In the listing below, locate the line with "Convert this chart to matplotlib code." and the line with "matplotlib.rcParams['font.family'] = ['Open", then output both and everything between them exactly, minus any pictures.

▶ **Dataset records**
***
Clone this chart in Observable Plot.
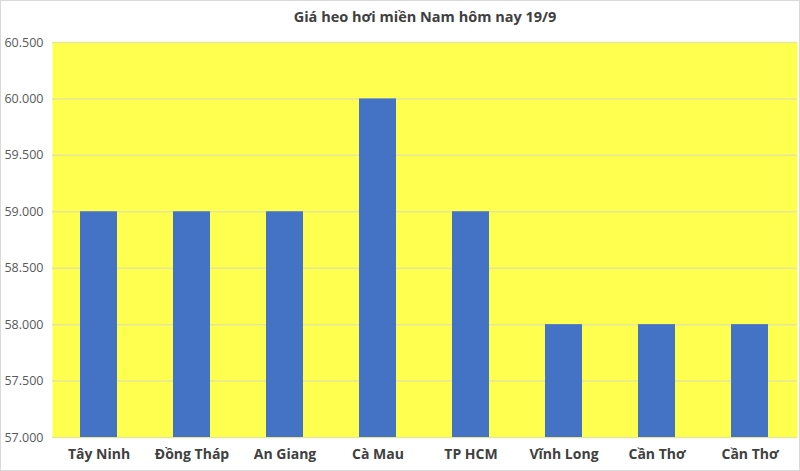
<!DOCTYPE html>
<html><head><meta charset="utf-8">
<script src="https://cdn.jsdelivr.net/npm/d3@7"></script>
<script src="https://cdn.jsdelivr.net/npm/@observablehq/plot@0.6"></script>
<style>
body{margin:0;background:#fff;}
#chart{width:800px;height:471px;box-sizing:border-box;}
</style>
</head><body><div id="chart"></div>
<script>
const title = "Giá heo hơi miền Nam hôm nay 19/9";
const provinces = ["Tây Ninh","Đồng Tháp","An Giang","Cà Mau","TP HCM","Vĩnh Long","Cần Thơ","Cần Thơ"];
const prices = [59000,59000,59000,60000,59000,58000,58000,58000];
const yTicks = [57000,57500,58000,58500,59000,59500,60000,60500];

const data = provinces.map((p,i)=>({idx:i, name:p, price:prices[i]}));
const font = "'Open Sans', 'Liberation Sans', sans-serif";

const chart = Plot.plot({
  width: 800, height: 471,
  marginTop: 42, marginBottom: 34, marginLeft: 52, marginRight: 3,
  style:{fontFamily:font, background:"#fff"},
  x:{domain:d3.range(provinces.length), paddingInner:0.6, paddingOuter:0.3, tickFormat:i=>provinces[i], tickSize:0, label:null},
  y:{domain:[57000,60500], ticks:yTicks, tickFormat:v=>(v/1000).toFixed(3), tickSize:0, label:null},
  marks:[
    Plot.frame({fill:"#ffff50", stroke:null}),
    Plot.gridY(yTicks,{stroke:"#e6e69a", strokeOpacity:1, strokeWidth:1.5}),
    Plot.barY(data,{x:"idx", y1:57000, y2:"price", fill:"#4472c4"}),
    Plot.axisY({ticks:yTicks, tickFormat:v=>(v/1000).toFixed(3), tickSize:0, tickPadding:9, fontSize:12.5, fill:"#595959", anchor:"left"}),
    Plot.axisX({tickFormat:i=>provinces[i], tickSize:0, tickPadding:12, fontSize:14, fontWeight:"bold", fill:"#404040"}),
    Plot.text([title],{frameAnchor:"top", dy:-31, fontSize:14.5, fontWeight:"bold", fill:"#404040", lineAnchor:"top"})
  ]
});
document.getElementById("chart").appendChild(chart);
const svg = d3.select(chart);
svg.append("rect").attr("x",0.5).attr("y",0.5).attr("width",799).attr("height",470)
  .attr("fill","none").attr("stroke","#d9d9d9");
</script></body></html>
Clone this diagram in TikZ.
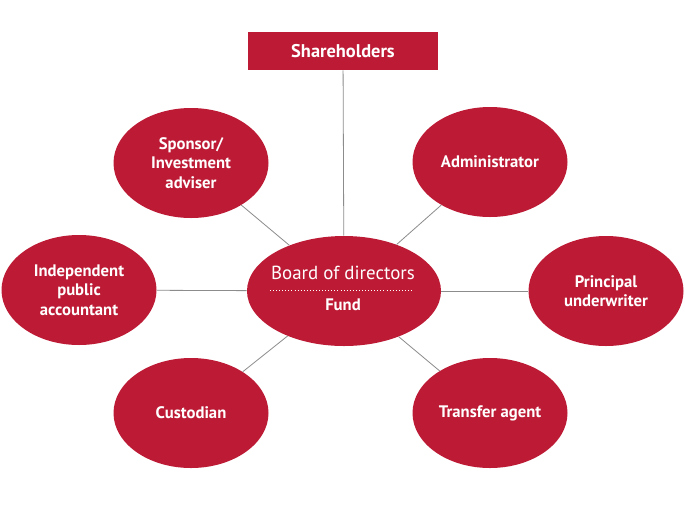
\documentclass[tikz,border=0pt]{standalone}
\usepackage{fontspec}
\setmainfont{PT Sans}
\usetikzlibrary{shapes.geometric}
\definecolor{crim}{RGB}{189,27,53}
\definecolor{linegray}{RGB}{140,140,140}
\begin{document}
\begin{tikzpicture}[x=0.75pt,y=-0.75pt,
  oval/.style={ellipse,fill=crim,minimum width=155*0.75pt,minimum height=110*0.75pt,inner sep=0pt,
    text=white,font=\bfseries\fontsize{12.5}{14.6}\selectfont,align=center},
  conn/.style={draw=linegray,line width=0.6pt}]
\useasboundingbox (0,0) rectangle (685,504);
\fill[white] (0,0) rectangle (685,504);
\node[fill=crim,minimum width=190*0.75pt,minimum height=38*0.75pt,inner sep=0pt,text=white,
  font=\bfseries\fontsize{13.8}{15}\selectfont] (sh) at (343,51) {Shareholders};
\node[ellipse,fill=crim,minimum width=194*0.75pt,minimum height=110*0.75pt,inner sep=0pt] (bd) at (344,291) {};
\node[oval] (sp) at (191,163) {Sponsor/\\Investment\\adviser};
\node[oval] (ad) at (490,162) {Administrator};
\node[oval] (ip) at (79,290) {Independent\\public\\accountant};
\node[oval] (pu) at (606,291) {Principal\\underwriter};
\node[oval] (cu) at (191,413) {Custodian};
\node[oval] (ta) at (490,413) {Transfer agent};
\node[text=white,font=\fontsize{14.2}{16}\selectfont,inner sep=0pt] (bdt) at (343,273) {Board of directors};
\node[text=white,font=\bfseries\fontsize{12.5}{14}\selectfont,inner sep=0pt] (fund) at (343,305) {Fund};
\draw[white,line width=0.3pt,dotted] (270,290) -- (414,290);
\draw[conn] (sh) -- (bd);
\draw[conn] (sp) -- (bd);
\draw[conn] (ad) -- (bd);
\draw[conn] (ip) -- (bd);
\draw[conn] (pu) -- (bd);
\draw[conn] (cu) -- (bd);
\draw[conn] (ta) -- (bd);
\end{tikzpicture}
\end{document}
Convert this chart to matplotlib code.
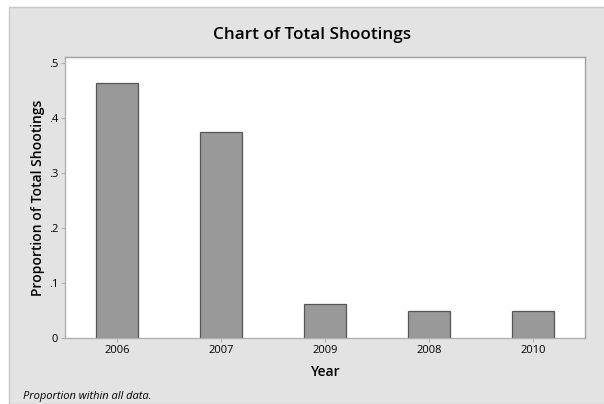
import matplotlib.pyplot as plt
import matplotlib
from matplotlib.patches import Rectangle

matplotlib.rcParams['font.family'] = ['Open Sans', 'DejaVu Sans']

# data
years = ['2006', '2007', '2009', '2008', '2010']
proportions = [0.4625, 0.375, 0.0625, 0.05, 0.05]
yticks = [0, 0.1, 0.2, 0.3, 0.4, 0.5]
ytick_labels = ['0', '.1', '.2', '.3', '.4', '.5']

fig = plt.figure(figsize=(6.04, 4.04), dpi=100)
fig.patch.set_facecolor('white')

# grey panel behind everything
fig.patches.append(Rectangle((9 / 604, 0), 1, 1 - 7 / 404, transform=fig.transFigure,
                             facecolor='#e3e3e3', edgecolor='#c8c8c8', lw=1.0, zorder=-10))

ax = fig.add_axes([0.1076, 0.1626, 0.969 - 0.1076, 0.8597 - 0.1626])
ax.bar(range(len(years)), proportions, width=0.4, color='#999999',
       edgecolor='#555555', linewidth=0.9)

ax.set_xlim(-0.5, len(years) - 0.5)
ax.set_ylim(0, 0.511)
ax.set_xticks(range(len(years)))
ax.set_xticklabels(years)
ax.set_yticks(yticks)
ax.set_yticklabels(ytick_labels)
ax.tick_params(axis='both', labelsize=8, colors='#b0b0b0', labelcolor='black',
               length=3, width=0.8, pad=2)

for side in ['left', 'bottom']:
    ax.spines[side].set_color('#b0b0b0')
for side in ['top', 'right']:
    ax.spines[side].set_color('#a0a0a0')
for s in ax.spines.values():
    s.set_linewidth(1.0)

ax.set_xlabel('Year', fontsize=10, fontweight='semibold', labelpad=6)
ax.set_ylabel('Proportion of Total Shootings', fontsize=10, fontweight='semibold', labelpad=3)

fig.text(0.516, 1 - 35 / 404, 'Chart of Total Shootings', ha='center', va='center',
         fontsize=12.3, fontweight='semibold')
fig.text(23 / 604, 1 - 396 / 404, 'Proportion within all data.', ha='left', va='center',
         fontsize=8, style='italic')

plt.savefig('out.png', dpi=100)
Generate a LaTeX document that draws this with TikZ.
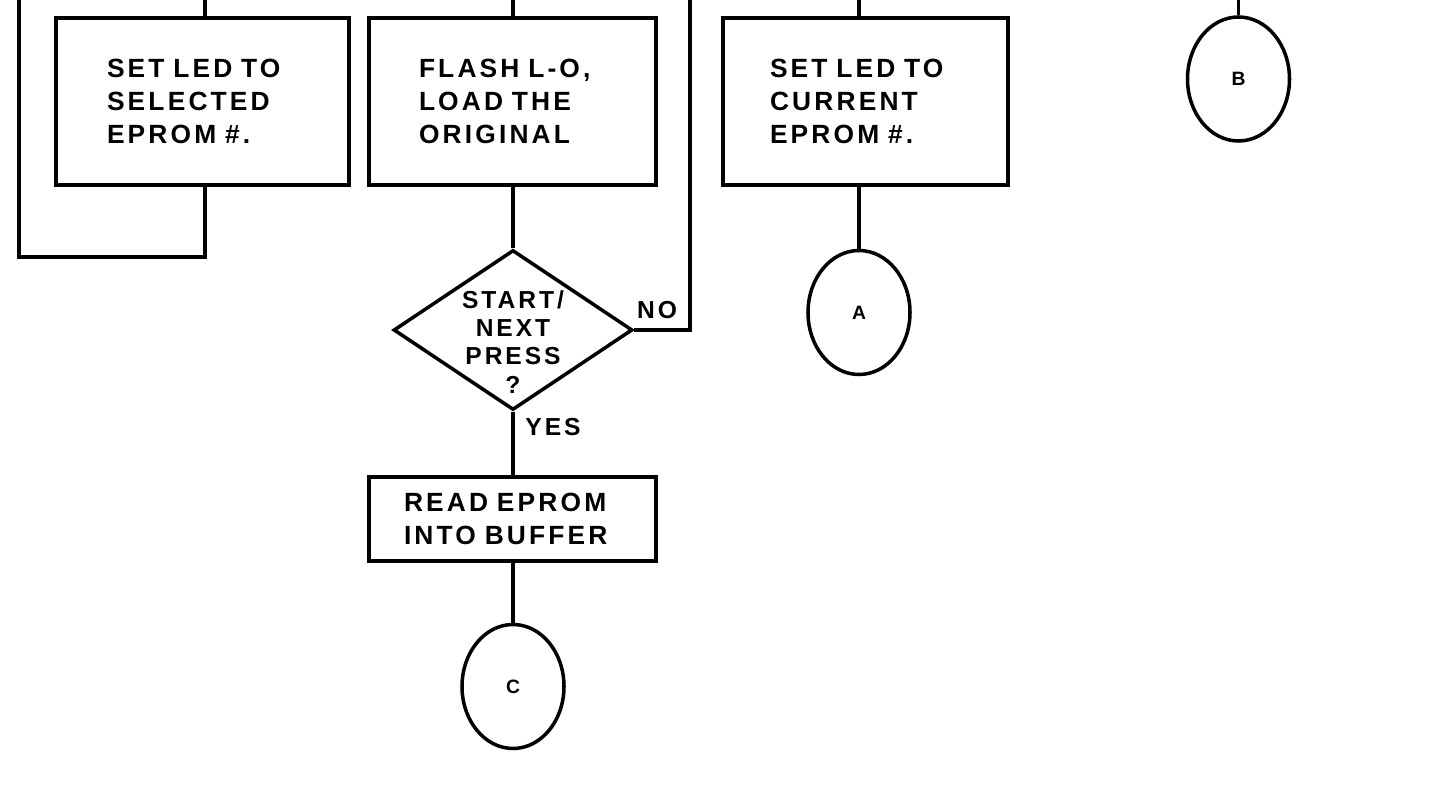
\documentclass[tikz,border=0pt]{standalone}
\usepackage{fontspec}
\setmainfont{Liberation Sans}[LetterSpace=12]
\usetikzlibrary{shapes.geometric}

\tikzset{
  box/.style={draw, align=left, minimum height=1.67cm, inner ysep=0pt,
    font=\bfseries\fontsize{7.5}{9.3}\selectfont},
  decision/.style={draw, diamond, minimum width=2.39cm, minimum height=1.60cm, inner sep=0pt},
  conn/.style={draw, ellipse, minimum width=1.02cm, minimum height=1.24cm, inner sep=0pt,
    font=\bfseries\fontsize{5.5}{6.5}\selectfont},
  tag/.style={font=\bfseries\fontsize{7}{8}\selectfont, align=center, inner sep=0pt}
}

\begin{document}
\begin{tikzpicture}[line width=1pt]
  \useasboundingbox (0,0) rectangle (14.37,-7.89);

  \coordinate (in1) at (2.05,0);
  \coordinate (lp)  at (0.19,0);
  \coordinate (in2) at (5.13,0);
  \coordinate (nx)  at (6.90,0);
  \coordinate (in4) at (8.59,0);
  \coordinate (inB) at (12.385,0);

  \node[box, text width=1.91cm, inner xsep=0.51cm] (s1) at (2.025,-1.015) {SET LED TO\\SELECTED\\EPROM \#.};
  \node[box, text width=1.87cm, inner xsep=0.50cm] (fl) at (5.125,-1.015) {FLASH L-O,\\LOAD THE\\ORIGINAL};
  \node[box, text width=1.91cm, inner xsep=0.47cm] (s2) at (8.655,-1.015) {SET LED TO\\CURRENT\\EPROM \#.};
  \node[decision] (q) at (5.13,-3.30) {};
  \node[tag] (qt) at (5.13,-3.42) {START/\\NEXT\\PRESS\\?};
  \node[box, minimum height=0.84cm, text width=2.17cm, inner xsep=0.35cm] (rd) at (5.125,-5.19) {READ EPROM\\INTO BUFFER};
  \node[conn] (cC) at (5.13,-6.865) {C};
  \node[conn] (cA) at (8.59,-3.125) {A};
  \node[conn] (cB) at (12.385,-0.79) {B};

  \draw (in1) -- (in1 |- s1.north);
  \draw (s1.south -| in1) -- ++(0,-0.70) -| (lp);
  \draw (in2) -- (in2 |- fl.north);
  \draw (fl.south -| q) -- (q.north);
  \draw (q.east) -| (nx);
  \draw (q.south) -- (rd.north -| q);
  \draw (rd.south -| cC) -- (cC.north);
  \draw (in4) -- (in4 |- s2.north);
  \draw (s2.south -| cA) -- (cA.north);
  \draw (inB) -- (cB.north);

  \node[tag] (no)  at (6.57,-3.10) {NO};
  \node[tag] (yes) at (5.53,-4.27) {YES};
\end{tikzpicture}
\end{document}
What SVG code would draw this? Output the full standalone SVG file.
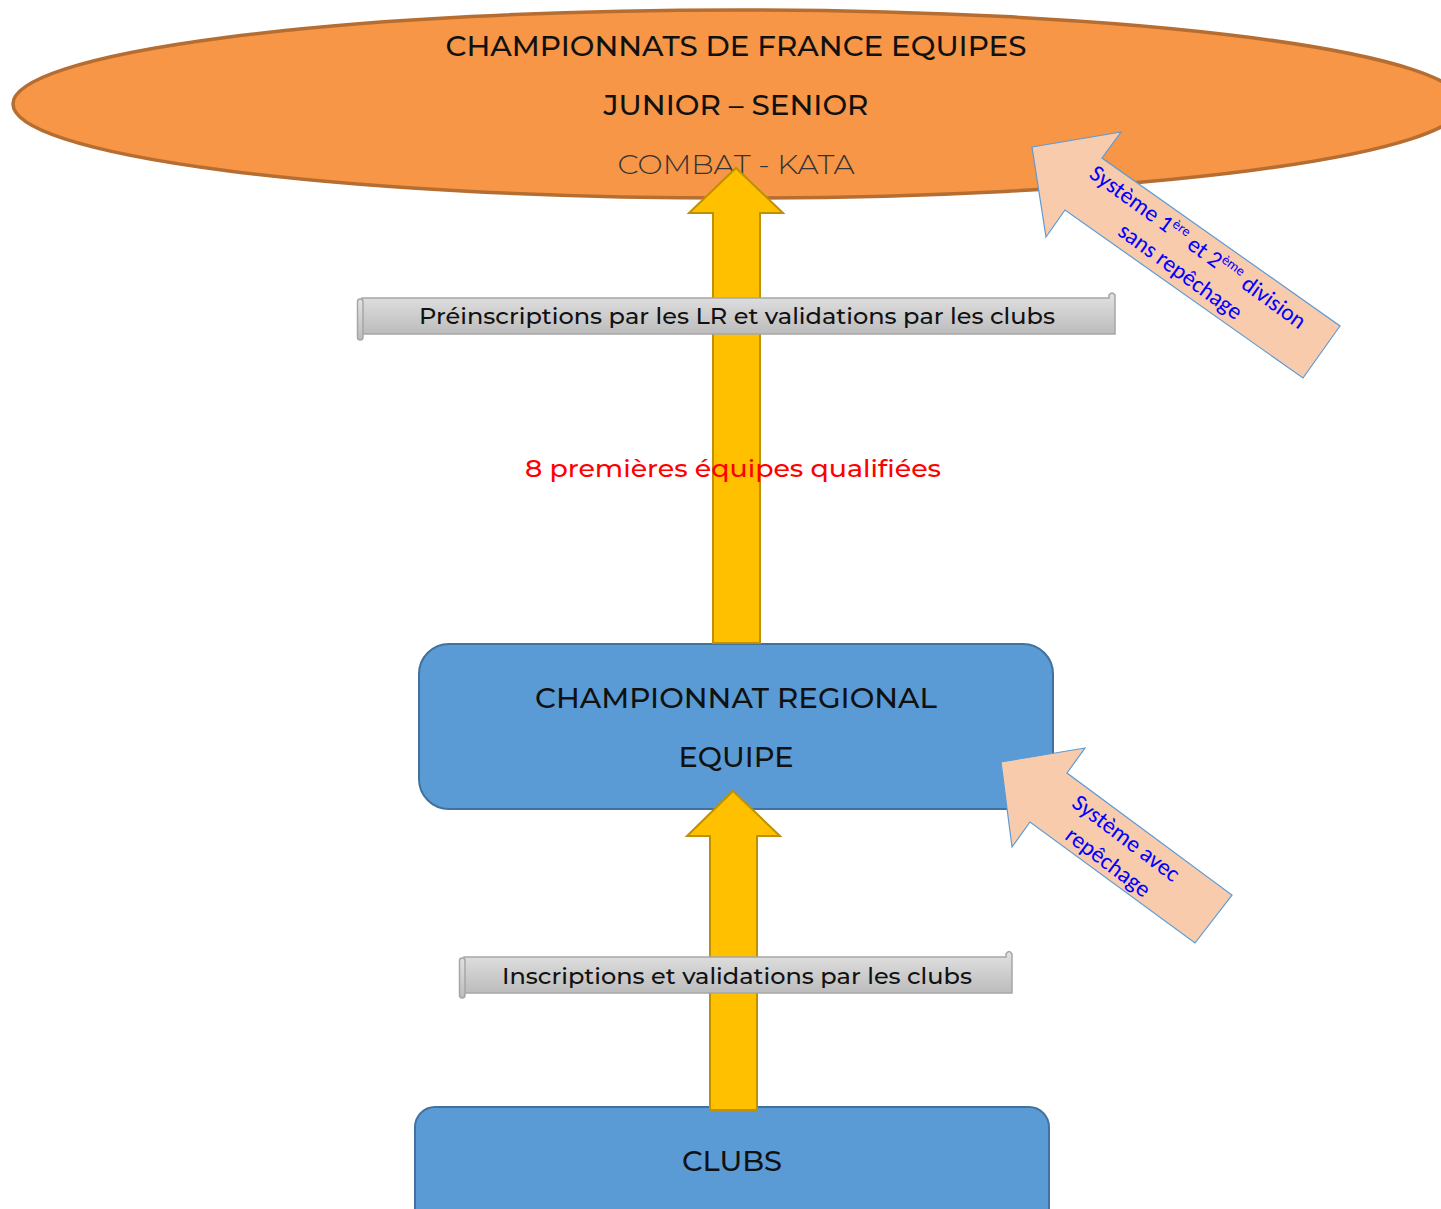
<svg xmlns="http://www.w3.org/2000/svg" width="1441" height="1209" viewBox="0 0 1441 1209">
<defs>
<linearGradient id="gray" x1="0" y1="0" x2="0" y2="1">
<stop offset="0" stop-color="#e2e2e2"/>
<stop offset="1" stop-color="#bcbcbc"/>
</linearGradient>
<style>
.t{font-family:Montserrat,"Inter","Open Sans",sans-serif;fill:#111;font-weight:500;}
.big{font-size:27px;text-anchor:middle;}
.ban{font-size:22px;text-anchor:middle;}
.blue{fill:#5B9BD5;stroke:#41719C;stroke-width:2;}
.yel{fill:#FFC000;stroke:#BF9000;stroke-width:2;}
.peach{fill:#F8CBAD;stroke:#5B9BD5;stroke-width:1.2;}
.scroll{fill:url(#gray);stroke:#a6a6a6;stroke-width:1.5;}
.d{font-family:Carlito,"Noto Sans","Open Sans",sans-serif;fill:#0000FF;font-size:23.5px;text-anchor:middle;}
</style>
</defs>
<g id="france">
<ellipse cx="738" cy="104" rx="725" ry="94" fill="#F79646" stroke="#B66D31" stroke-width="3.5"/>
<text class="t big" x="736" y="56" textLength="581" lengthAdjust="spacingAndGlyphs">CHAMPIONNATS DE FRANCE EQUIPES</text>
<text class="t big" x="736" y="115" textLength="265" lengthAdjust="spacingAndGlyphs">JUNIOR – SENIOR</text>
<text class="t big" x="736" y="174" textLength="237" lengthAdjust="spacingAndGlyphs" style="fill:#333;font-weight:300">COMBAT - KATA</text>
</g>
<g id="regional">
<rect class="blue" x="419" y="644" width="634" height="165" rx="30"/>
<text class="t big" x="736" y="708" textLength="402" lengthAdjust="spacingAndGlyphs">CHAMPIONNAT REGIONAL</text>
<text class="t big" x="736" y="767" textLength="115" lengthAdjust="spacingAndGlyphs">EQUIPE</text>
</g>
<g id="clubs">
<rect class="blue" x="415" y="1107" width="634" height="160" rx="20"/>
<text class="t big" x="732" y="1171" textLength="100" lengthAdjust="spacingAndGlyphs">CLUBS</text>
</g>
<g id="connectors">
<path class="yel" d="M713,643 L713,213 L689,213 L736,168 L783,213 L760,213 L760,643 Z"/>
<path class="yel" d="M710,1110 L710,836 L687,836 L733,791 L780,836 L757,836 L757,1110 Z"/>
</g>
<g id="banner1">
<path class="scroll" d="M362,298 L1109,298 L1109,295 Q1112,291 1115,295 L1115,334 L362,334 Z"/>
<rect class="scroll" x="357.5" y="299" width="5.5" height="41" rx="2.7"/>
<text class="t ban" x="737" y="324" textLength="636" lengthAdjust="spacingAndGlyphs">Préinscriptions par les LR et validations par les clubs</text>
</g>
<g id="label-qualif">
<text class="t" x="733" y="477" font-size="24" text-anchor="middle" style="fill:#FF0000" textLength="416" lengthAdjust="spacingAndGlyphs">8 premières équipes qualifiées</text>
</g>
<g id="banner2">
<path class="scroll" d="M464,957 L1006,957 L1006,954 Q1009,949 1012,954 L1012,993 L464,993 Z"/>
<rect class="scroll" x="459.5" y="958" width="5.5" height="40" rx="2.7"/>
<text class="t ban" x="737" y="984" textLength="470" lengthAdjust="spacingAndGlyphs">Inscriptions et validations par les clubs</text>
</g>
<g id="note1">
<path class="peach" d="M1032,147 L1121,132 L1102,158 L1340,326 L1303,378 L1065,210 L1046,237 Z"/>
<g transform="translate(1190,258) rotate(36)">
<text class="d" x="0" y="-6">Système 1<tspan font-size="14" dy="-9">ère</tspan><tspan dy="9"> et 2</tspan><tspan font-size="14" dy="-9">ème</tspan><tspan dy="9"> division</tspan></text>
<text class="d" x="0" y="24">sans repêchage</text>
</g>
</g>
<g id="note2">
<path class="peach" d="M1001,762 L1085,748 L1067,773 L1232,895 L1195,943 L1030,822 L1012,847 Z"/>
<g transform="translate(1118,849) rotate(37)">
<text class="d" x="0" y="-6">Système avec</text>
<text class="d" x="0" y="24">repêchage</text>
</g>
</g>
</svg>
***
▶ **Solution**
Convert this chart to matplotlib code.
import matplotlib.pyplot as plt
import matplotlib
from matplotlib.patches import Rectangle

matplotlib.rcParams['font.family'] = ['Open Sans', 'DejaVu Sans']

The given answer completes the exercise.